There are different varieties of Replay streams, corresponding to different types of realtime streams that they complement. PowerTrack Replay streams are provided to allow customers using realtime PowerTrack to recover data they miss, using the same types of rules as they use in realtime.
If your account is configured with a Replay stream, your app can make requests to it that operate in the same manner as requests to Gnip’s realtime streams. However, your app must specify parameters in the URL that indicate the time window you are requesting. In other words, a Replay request asks Gnip’s API for “Tweets from time A to time B.” These Tweets are then delivered through your streaming connection in a manner that mimics the realtime stream, but at a faster-than-realtime rate.
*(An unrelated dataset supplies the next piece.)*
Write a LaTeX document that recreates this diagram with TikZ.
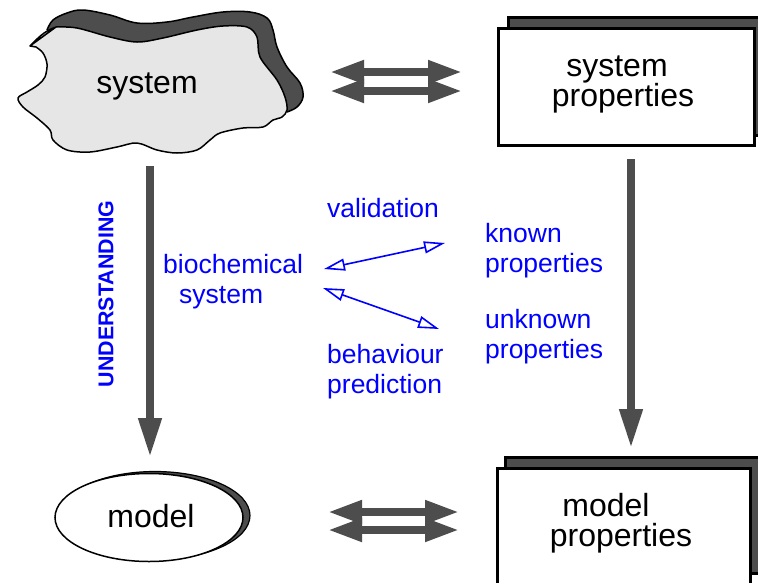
\documentclass[tikz,border=0pt]{standalone}
\usepackage{fontspec}
\setmainfont{Liberation Sans}
\usetikzlibrary{arrows.meta,shapes.geometric}
\definecolor{dk}{RGB}{77,77,77}
\definecolor{lt}{RGB}{230,230,230}
\definecolor{bl}{RGB}{0,0,255}
\begin{document}
\begin{tikzpicture}[x=1pt,y=-1pt,
  blk/.style={font=\fontsize{32}{32}\selectfont, inner sep=0, anchor=base},
  blu/.style={font=\fontsize{26.5}{26.5}\selectfont, text=bl, inner sep=0, anchor=base west},
  bigarrow/.style={draw=dk, line width=7.5pt, -{Triangle[length=39pt,width=22pt]}},
  dblarrow/.style={draw=dk, line width=7.5pt, {Triangle[length=34pt,width=22pt]}-{Triangle[length=34pt,width=22pt]}},
  bluearr/.style={draw=bl, line width=1.6pt, {Triangle[open,length=21pt,width=12pt]}-{Triangle[open,length=21pt,width=12pt]}},
  propbox/.style={draw=black, line width=3pt, rectangle, inner sep=0}]
\useasboundingbox (0,0) rectangle (758,582);
\clip (0,0) rectangle (758,582);
\fill[white] (0,0) rectangle (758,582);

% ---- cloud "system" ----
\fill[dk] plot[smooth, tension=0.6] coordinates {(47,30) (53,20) (67,13) (83,10) (110,15) (137,23) (167,22) (193,17) (223,12) (250,12) (267,18) (273,30) (277,47) (287,67) (300,83) (303,97) (297,107) (287,112)} -- (200,90) -- cycle;
\draw[line width=1.5pt] plot[smooth, tension=0.6] coordinates {(47,30) (53,20) (67,13) (83,10) (110,15) (137,23) (167,22) (193,17) (223,12) (250,12) (267,18) (273,30) (277,47) (287,67) (300,83) (303,97) (297,107) (287,112)};
\draw[line width=1.5pt, fill=lt, line join=round] (30,46)
  .. controls (38,38) and (44,31) .. (56,27)
  plot[smooth, tension=0.55] coordinates {(56,27) (77,28) (110,37) (137,42) (163,38) (197,30) (223,26) (247,27) (257,37) (260,57) (277,80) (285,97) (287,110) (282,117) (273,120) (263,127) (243,128) (220,133) (210,140) (197,150) (177,153) (157,150) (137,143) (117,147) (90,152) (67,150) (53,140) (50,130) (37,118) (23,107) (18,98) (27,92) (38,85) (45,77) (47,64) (43,53) (36,47)}
  -- (30,46) -- cycle;
\node[blk] (sys) at (147,93) {system};

% ---- system properties ----
\node[propbox, fill=dk, minimum width=254pt, minimum height=118pt] (spback) at (635,76) {};
\node[propbox, fill=white, minimum width=256pt, minimum height=117pt] (sp) at (626,86.5) {};
\node[blk] (sp1) at (617,76) {system};
\node[blk] (sp2) at (623,106) {properties};

% ---- model ----
\draw[line width=1.2pt, fill=dk] (155,515.5) ellipse [x radius=95, y radius=44];
\node[draw, fill=white, ellipse, line width=1.5pt, inner sep=0, minimum width=188pt, minimum height=88pt] (model) at (149,517.5) {};
\node[blk] (modeltxt) at (151,527) {model};

% ---- model properties ----
\node[propbox, fill=dk, minimum width=257pt, minimum height=116pt] (mpback) at (633.5,515) {};
\node[propbox, fill=white, minimum width=253pt, minimum height=124pt] (mp) at (623.5,530) {};
\node[blk] (mp1) at (606,516) {model};
\node[blk] (mp2) at (621,546) {properties};

% ---- big arrows ----
\coordinate (lt) at (150,166);
\coordinate (lb) at (150,457);
\coordinate (rt) at (631,159);
\coordinate (rb) at (631,448);
\draw[bigarrow] (lt) -- (lb);
\draw[bigarrow] (rt) -- (rb);

\coordinate (ha1) at (330,72);  \coordinate (hb1) at (462,72);
\coordinate (ha2) at (330,91);  \coordinate (hb2) at (462,91);
\draw[dblarrow] (ha1) -- (hb1);
\draw[dblarrow] (ha2) -- (hb2);
\coordinate (ma1) at (328,512); \coordinate (mb1) at (459,512);
\coordinate (ma2) at (328,530); \coordinate (mb2) at (459,530);
\draw[dblarrow] (ma1) -- (mb1);
\draw[dblarrow] (ma2) -- (mb2);

% ---- blue labels ----
\node[font=\bfseries\fontsize{21.4}{21.4}\selectfont, text=bl, rotate=90, inner sep=0] (und) at (106,294) {UNDERSTANDING};
\node[blu, anchor=base] (val) at (383,217) {validation};
\node[blu] (bio1) at (163,273) {biochemical};
\node[blu] (bio2) at (179,303) {system};
\node[blu] (kn1) at (485,242) {known};
\node[blu] (kn2) at (485,272) {properties};
\node[blu] (un1) at (485,328) {unknown};
\node[blu] (un2) at (485,358) {properties};
\node[blu] (be1) at (327,363) {behaviour};
\node[blu] (be2) at (327,393) {prediction};

\coordinate (b1a) at (324,269); \coordinate (b1b) at (445,243);
\coordinate (b2a) at (323,288); \coordinate (b2b) at (439,329);
\draw[bluearr] (b1a) -- (b1b);
\draw[bluearr] (b2a) -- (b2b);
\end{tikzpicture}
\end{document}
Tweets are delivered beginning with the first (oldest) minute of the specified time period, continuing chronologically until the final minute is delivered. At that point, a “Replay Request Completed” message is sent through the connection, and the connection is then closed by Gnip. If your request begins at a time of day where little or no matching results occurred, there will likely be some period of time before the first results are delivered – data will be delivered when Replay encounters matches in the portion of the archive being processed at that time. When no results are available to deliver, the Gnip stream will continue sending carriage-return “heartbeats” through the connection to prevent you from timing out.
Replay is intended as a tool for easily recovering data missed due to short disconnects, not for very long time periods like entire days. If the need to recover data for long periods arises, we recommend breaking longer requests into shorter time windows (e.g. two hours) to reduce the possibility of being disconnected mid-request due to internet volatility or other reasons, and to provide more visibility into the progress of long requests.
Data from Replay streams is available in a rolling 5-day window, with new data becoming available 30 minutes after a given activity is created. You will be able to make requests specifying a timeframe within this window using fromDate and toDate parameters within the request. However, the toDate for a request cannot be within the 30 minutes prior to the time of your request.
All data delivered through Replay is compliant with deleted tweets and other compliance events at the time of delivery.